> GIVEN PROBLEM:
Repeat, please, only the lines from the top of the data down to the line with "const EXPLODE = 31;"; include both of those lines.

> DATA SEGMENT:

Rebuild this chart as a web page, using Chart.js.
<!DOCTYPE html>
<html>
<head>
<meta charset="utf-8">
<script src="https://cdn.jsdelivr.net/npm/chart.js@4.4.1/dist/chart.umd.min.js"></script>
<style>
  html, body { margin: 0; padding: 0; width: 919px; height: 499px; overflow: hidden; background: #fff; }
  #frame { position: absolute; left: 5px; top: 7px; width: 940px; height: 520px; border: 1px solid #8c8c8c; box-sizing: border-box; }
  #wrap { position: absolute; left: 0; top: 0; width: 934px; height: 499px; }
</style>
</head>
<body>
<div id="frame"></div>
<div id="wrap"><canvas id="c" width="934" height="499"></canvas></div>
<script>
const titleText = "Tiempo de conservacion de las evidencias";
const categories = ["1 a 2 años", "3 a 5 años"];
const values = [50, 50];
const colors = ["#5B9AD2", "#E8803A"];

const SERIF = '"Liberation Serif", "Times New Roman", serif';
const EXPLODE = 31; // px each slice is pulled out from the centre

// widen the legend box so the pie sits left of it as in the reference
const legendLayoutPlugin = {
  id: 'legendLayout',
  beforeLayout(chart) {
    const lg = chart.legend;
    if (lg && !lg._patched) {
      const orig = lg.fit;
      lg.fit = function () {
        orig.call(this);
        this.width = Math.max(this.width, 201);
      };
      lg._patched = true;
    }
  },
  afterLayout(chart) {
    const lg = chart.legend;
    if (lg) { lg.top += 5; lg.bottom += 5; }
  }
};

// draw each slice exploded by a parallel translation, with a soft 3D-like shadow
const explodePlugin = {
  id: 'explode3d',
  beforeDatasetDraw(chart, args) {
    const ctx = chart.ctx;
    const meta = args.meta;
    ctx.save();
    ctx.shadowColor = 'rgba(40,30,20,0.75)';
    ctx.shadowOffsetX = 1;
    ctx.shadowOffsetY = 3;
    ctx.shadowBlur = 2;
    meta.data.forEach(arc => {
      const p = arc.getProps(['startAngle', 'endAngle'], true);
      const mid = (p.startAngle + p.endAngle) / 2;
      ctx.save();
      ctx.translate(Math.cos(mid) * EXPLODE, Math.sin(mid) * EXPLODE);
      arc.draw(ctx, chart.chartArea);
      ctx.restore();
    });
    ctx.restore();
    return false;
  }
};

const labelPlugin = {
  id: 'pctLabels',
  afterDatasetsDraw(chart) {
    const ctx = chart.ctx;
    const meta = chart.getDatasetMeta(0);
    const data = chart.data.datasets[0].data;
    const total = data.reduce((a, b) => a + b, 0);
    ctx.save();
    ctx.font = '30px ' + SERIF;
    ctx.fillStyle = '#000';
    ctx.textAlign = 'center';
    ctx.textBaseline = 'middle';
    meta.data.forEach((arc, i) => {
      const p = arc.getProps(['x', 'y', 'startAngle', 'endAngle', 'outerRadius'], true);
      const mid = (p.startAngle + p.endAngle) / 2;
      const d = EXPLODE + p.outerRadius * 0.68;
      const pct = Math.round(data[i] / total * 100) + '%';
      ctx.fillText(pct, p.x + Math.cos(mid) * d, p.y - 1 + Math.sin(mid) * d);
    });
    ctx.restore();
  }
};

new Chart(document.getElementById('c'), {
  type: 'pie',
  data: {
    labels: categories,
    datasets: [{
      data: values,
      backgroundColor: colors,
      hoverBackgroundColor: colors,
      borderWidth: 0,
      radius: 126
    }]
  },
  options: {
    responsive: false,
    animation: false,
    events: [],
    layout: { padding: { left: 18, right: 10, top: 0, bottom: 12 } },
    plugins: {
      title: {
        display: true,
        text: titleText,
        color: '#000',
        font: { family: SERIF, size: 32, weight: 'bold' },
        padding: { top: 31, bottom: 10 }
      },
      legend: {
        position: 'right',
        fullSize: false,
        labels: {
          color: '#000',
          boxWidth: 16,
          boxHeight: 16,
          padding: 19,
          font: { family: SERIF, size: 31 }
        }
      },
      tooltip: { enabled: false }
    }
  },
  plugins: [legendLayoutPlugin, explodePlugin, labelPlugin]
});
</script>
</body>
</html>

> RESPONSE TO THIS TASK:
Rebuild this chart as a web page, using Chart.js.
<!DOCTYPE html>
<html>
<head>
<meta charset="utf-8">
<script src="https://cdn.jsdelivr.net/npm/chart.js@4.4.1/dist/chart.umd.min.js"></script>
<style>
  html, body { margin: 0; padding: 0; width: 919px; height: 499px; overflow: hidden; background: #fff; }
  #frame { position: absolute; left: 5px; top: 7px; width: 940px; height: 520px; border: 1px solid #8c8c8c; box-sizing: border-box; }
  #wrap { position: absolute; left: 0; top: 0; width: 934px; height: 499px; }
</style>
</head>
<body>
<div id="frame"></div>
<div id="wrap"><canvas id="c" width="934" height="499"></canvas></div>
<script>
const titleText = "Tiempo de conservacion de las evidencias";
const categories = ["1 a 2 años", "3 a 5 años"];
const values = [50, 50];
const colors = ["#5B9AD2", "#E8803A"];

const SERIF = '"Liberation Serif", "Times New Roman", serif';
const EXPLODE = 31; // px each slice is pulled out from the centre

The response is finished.